Thank you, Forrester West, for choosing to pass your life on the prairie near Govert, South Dakota, for sharing your poetry with the Govert community, for sharing your soul.

Listening to the wind blowing through the prairie grass. Kate

[Written with gratitude to Forrester Frank West and the three daughters he raised to be such wonderful women, Evaline, Alice Mae, and Shirley Jean, who now are sharing their father's poetry with us. Photo and poem used with the permission of the West sisters.]


  1. Sweetheart,

    Thank you for another wonderful blog entry. It is a joy and pleasure to read your latest blog it is each time you write for us.

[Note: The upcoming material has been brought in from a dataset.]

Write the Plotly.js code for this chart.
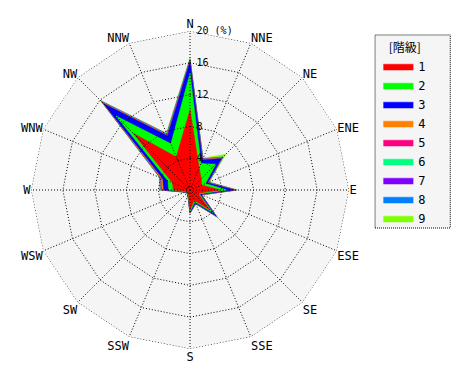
<!DOCTYPE html>
<html><head><meta charset="utf-8">
<script src="https://cdn.plot.ly/plotly-3.0.1.min.js"></script>
<style>html,body{margin:0;padding:0;background:#fff}#chart{width:470px;height:380px}</style>
</head><body><div id="chart"></div><script>
const directions = ['N','NNE','NE','ENE','E','ESE','SE','SSE','S','SSW','SW','WSW','W','WNW','NW','NNW'];
const classNames = ['1','2','3','4','5','6','7','8','9'];
const classColors = ['#ff0000','#00ff00','#0000ff','#ff8000','#ff0080','#00ff80','#8000ff','#0080ff','#80ff00'];
const class1 = [10.1, 3.0, 2.0, 1.6, 3.8, 1.1, 3.5, 1.4, 2.5, 0.5, 0.3, 0.4, 2.1, 2.4, 10.1, 4.5];
const class2 = [4.6, 0.6, 2.6, 0.5, 0.9, 0.2, 0.5, 0.2, 0.2, 0.1, 0.15, 0.15, 0.6, 0.6, 3.1, 1.8];
const class3 = [1.5, 0.5, 1.0, 0.3, 0.9, 0.2, 0.5, 0.2, 0.15, 0.05, 0.05, 0.1, 0.6, 0.7, 2.2, 1.1];
const class4 = [0.05, 0.05, 0.1, 0.05, 0.1, 0.03, 0.1, 0.03, 0.02, 0.02, 0.02, 0.02, 0.2, 0.2, 0.15, 0.08];
const class5 = [0.05, 0.03, 0.05, 0.03, 0.05, 0.02, 0.05, 0.02, 0.01, 0.01, 0.01, 0.01, 0.15, 0.1, 0.1, 0.05];
const class6 = [0.05, 0.02, 0.05, 0.03, 0.05, 0.02, 0.05, 0.02, 0.01, 0.01, 0.01, 0.01, 0.05, 0.05, 0.05, 0.05];
const class7 = [0.05, 0.02, 0.03, 0.02, 0.03, 0.01, 0.03, 0.01, 0.01, 0.01, 0.01, 0.01, 0.03, 0.03, 0.05, 0.03];
const class8 = [0.05, 0.03, 0.05, 0.02, 0.03, 0.01, 0.03, 0.01, 0.01, 0.01, 0.01, 0.01, 0.03, 0.05, 0.1, 0.05];
const class9 = [0.25, 0.1, 0.5, 0.1, 0.15, 0.05, 0.1, 0.05, 0.05, 0.05, 0.1, 0.05, 0.04, 0.07, 0.15, 0.1];
const ringValues = [4, 8, 12, 16, 20];
const ringLabels = ['\u00a04', '\u00a08', '\u00a012', '\u00a016', '\u00a020 (%)'];

const classes = [class1, class2, class3, class4, class5, class6, class7, class8, class9];
const cumulative = [];
let running = directions.map(() => 0);
classes.forEach(c => { running = running.map((v, i) => v + c[i]); cumulative.push(running.slice()); });

const closedTheta = directions.concat([directions[0]]);
const traces = [];
for (let k = classes.length - 1; k >= 0; k--) {
  traces.push({
    type: 'scatterpolar', mode: 'lines', name: classNames[k],
    r: cumulative[k].concat([cumulative[k][0]]), theta: closedTheta,
    fill: 'toself', fillcolor: classColors[k],
    line: {color: classColors[k], width: 0.5},
    hoverinfo: 'skip'
  });
}
// dotted grid drawn above the fills
ringValues.forEach(v => {
  traces.push({
    type: 'scatterpolar', mode: 'lines', showlegend: false, hoverinfo: 'skip',
    r: closedTheta.map(() => v), theta: closedTheta,
    line: {color: '#000', width: 1, dash: '1px,2px'}
  });
});
const spokeR = [], spokeT = [];
directions.forEach(d => { spokeR.push(0, ringValues[ringValues.length - 1], null); spokeT.push(d, d, null); });
traces.push({
  type: 'scatterpolar', mode: 'lines', showlegend: false, hoverinfo: 'skip',
  r: spokeR, theta: spokeT, connectgaps: false,
  line: {color: '#000', width: 1, dash: '1px,2px'}
});

const layout = {
  width: 470, height: 380,
  margin: {l: 0, r: 0, t: 0, b: 0},
  paper_bgcolor: '#fff',
  font: {family: 'DejaVu Sans Mono', size: 12, color: '#000'},
  showlegend: true,
  polar: {
    domain: {x: [0.066, 0.7426], y: [0.0816, 0.9184]},
    bgcolor: '#f5f5f5',
    gridshape: 'linear',
    angularaxis: {
      type: 'category', categoryarray: directions, rotation: 90, direction: 'clockwise',
      showgrid: false, showline: false, ticks: '', tickfont: {size: 12, family: 'DejaVu Sans Mono'}
    },
    radialaxis: {
      range: [0, 20], angle: 90, side: 'clockwise', showgrid: false, showline: false,
      ticks: '', tickvals: ringValues, ticktext: ringLabels, tickangle: 90,
      tickfont: {size: 10, family: 'DejaVu Sans Mono'}, layer: 'above traces'
    }
  },
  legend: {
    x: 0.805, y: 0.905, xanchor: 'left', yanchor: 'top',
    traceorder: 'reversed', bgcolor: 'rgba(0,0,0,0)', borderwidth: 0,
    font: {size: 12, family: 'DejaVu Sans Mono'},
    title: {text: '[階級]', side: 'top center', font: {size: 12, family: 'Noto Sans CJK JP'}}
  },
  shapes: [{
    type: 'rect', xref: 'paper', yref: 'paper', layer: 'below',
    x0: 0.798, x1: 0.958, y0: 0.4, y1: 0.908,
    fillcolor: '#f5f5f5', line: {color: '#000', width: 1, dash: '1px,1px'}
  }]
};
Plotly.newPlot('chart', traces, layout, {displayModeBar: false, staticPlot: true});
</script></body></html>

    You say, “Forrester observed the world like an artist, and he painted the world he saw with words.” Well, you too are an artist with your words. You have painted for us a rich and vivid word portrait of Forrester West. He seems to have been a truly remarkable man, a sort of “renaissance man” Govert-style…a supportive husband, a loving father, a dedicated if somewhat reluctant rancher, a creative thinker, an articulate writer, a profound and introspective philosopher, a thoughtful poet, and a God-fearing and ethical believer.

    Through you, and the lovely word picture you give us of who Forrester was, we are reminded that “it matters not so much how long we live, but how we live”...that it is not the body and not the mind, but “the [s]oul, [t]hat spark from the Divine, [t]hat for good or evil [s]hall live thruout Eternity.” Surely, that is appropriate and weighty “food for thought” for all of us as we approach our days on earth.

    So, thanks to you for the superb writing…and to Evaline, Alice Mae, and Shirley Jean for sharing their memories and their father’s poetry with us.

  2. Well, this was unexpected and different. Thank you for a peek in the life of an extraordinary man, worker and poet.

  3. Arie Patnoe SparkmanMarch 6, 2015 at 10:01 PM

    I really enjoyed reading this. I am one of Herman West's granddaughters. It was interesting to learn more about the man who raised him.

    1. I'm glad you found Thru Prairie Grass, Arie. Maybe one day you will help me write a story about your grandfather.